Note each line that includes the word "matplotlib". Copy those lines.
BEGIN DATASET EXCERPT
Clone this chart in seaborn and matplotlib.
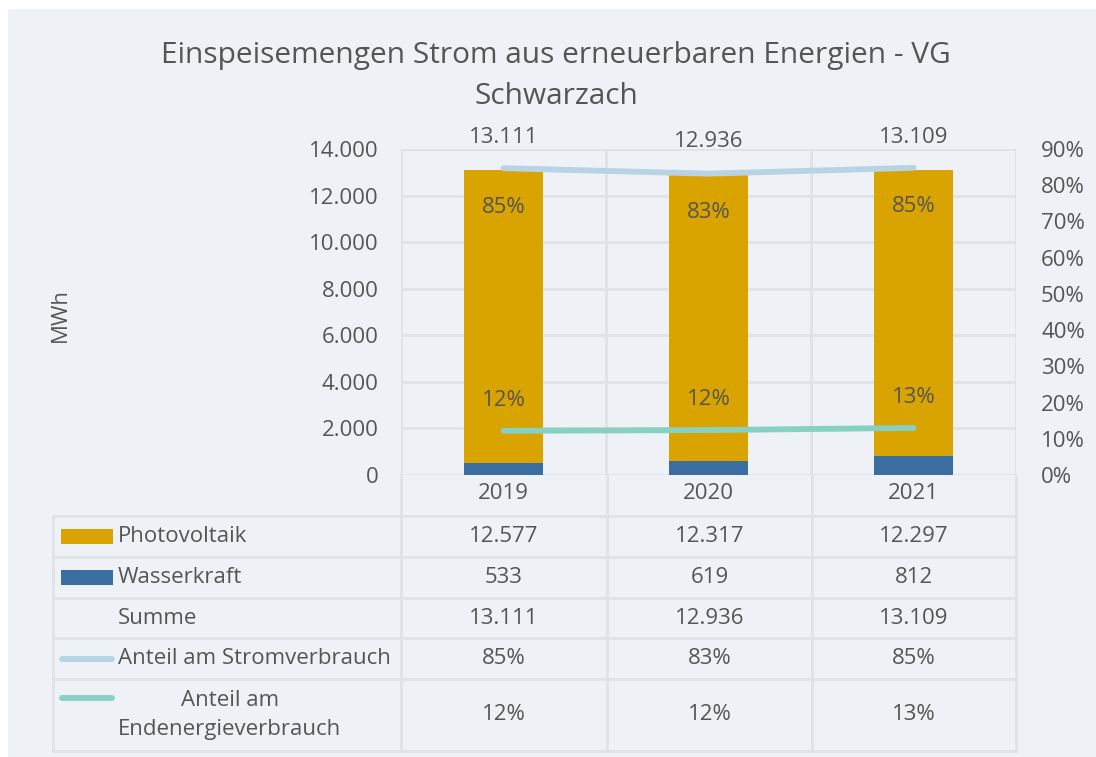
import numpy as np
import pandas as pd
import matplotlib
matplotlib.use("Agg")
import matplotlib.pyplot as plt
from matplotlib.patches import Rectangle
from matplotlib.lines import Line2D
import seaborn as sns

# ---------------- data ----------------
years = ["2019", "2020", "2021"]
photovoltaik = [12577, 12317, 12297]
wasserkraft = [533, 619, 812]
summe = [13111, 12936, 13109]
anteil_strom = [0.847, 0.832, 0.848]
anteil_end = [0.122, 0.124, 0.130]
left_ticks = [0, 2000, 4000, 6000, 8000, 10000, 12000, 14000]
right_ticks = [0.0, 0.1, 0.2, 0.3, 0.4, 0.5, 0.6, 0.7, 0.8, 0.9]

# ---------------- style ----------------
BG = "#EEF2F6"
GRID = "#DFE2E6"
TXT = "#555555"
C_PV = "#D9A300"
C_WK = "#3A6EA0"
C_STROM = "#B8D3E3"
C_END = "#86D0C4"
FS = 16

sns.set_theme(style="white")
plt.rcParams["font.family"] = ["Open Sans", "DejaVu Sans"]
plt.rcParams["text.color"] = TXT

W, H = 1096, 757
fig = plt.figure(figsize=(W / 100, H / 100), dpi=100, facecolor="white")

# overlay in pixel coordinates for background & table
ov = fig.add_axes([0, 0, 1, 1], zorder=-5)
ov.set_xlim(0, W)
ov.set_ylim(H, 0)
ov.axis("off")
ov.add_patch(Rectangle((8, 9), W - 8, H - 9, facecolor=BG, edgecolor="none"))


def de(n):
    return f"{n:,.0f}".replace(",", ".")


def pct(v):
    return f"{v * 100:.0f}%"


# ---------------- main axes ----------------
L, R, T, B = 401, 1016, 149, 475
ax = fig.add_axes([L / W, 1 - B / H, (R - L) / W, (B - T) / H])
ax.set_facecolor("none")

df = pd.DataFrame({"Jahr": years, "Summe": summe, "Wasserkraft": wasserkraft})
sns.barplot(data=df, x="Jahr", y="Summe", color=C_PV, width=0.39,
            saturation=1, ax=ax, zorder=2, linewidth=0)
sns.barplot(data=df, x="Jahr", y="Wasserkraft", color=C_WK, width=0.39,
            saturation=1, ax=ax, zorder=3, linewidth=0)

ax.set_xlim(-0.5, len(years) - 0.5)
ax.set_ylim(0, 14000)
ax.set_yticks(left_ticks)
ax.set_yticklabels([de(v) for v in left_ticks], fontsize=FS, color=TXT)
ax.set_xticks(range(len(years)))
ax.set_xticklabels(years, fontsize=FS, color=TXT)
ax.set_xticks(np.arange(-0.5, len(years), 1.0), minor=True)
ax.tick_params(axis="x", which="both", length=0, pad=6)
ax.tick_params(axis="y", length=0, pad=16)
ax.set_axisbelow(True)
ax.grid(axis="y", which="major", color=GRID, lw=2)
ax.grid(axis="x", which="minor", color=GRID, lw=2)
ax.grid(axis="x", which="major", visible=False)
for s in ax.spines.values():
    s.set_visible(False)
ax.set_xlabel("")
ax.set_ylabel("")

# sum labels above bars
for i, v in enumerate(summe):
    ax.annotate(de(v), (i, v), xytext=(0, 23), textcoords="offset points",
                ha="center", va="center", fontsize=FS, color=TXT)

# ---------------- secondary axes (lines) ----------------
ax2 = ax.twinx()
ax2.set_facecolor("none")
xpos = np.arange(len(years))
sns.lineplot(x=xpos, y=anteil_strom, ax=ax2, color=C_STROM, lw=4.2,
             solid_capstyle="round")
sns.lineplot(x=xpos, y=anteil_end, ax=ax2, color=C_END, lw=4.2,
             solid_capstyle="round")
ax2.set_ylim(0, 0.9)
ax2.set_yticks(right_ticks)
ax2.set_yticklabels([pct(v) for v in right_ticks], fontsize=FS, color=TXT)
ax2.tick_params(axis="y", length=0, pad=18)
ax2.grid(False)
for s in ax2.spines.values():
    s.set_visible(False)
ax2.set_xlim(-0.5, len(years) - 0.5)

for i, v in enumerate(anteil_strom):
    ax2.annotate(pct(v), (i, v), xytext=(0, -28), textcoords="offset points",
                 ha="center", va="center", fontsize=FS, color=TXT)
for i, v in enumerate(anteil_end):
    ax2.annotate(pct(v), (i, v), xytext=(0, 22), textcoords="offset points",
                 ha="center", va="center", fontsize=FS, color=TXT)

# ---------------- titles ----------------
fig.text(556 / W, 1 - 55 / H, "Einspeisemengen Strom aus erneuerbaren Energien - VG",
         ha="center", va="center", fontsize=21.5, color=TXT)
fig.text(556 / W, 1 - 97 / H, "Schwarzach", ha="center", va="center",
         fontsize=21.5, color=TXT)
fig.text(60 / W, 1 - 315 / H, "MWh", rotation=90, ha="center", va="center",
         fontsize=FS, color=TXT)

# ---------------- data table ----------------
rows_y = [516, 557, 598, 638, 679, 751]
cols_x = [L, 607, 812, R]
left_x = 53
for y in rows_y:
    ov.add_line(Line2D([left_x, R], [y, y], color=GRID, lw=2, zorder=1))
for x in cols_x:
    ov.add_line(Line2D([x, x], [B, rows_y[-1]], color=GRID, lw=2, zorder=1))
ov.add_line(Line2D([left_x, left_x], [rows_y[0], rows_y[-1]], color=GRID, lw=2, zorder=1))

centers = [(rows_y[k] + rows_y[k + 1]) / 2 for k in range(len(rows_y) - 1)]
col_c = [(cols_x[k] + cols_x[k + 1]) / 2 for k in range(len(cols_x) - 1)]
text_x = 118

series = [
    ("Photovoltaik", [de(v) for v in photovoltaik], "rect", C_PV),
    ("Wasserkraft", [de(v) for v in wasserkraft], "rect", C_WK),
    ("Summe", [de(v) for v in summe], None, None),
    ("Anteil am Stromverbrauch", [pct(v) for v in anteil_strom], "line", C_STROM),
    ("Anteil am\nEndenergieverbrauch", [pct(v) for v in anteil_end], "line", C_END),
]
for k, (name, vals, kind, col) in enumerate(series):
    yc = centers[k]
    if kind == "rect":
        ov.add_patch(Rectangle((61, yc - 7.5), 52, 15, facecolor=col, edgecolor="none"))
    elif kind == "line":
        ly = yc if "\n" not in name else yc - 17
        ov.add_line(Line2D([62, 112], [ly, ly], color=col, lw=4.2,
                           solid_capstyle="round"))
    ov.text(text_x, yc, name, ha="left", va="center", fontsize=FS, color=TXT,
            multialignment="center", linespacing=1.55)
    for j, s in enumerate(vals):
        ov.text(col_c[j], yc, s, ha="center", va="center", fontsize=FS, color=TXT)

fig.savefig("out.png", dpi=100, facecolor="white")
END DATASET EXCERPT
### FINISHED EXERCISE
Clone this chart in seaborn and matplotlib.
import matplotlib
matplotlib.use("Agg")
import matplotlib.pyplot as plt
from matplotlib.patches import Rectangle
from matplotlib.lines import Line2D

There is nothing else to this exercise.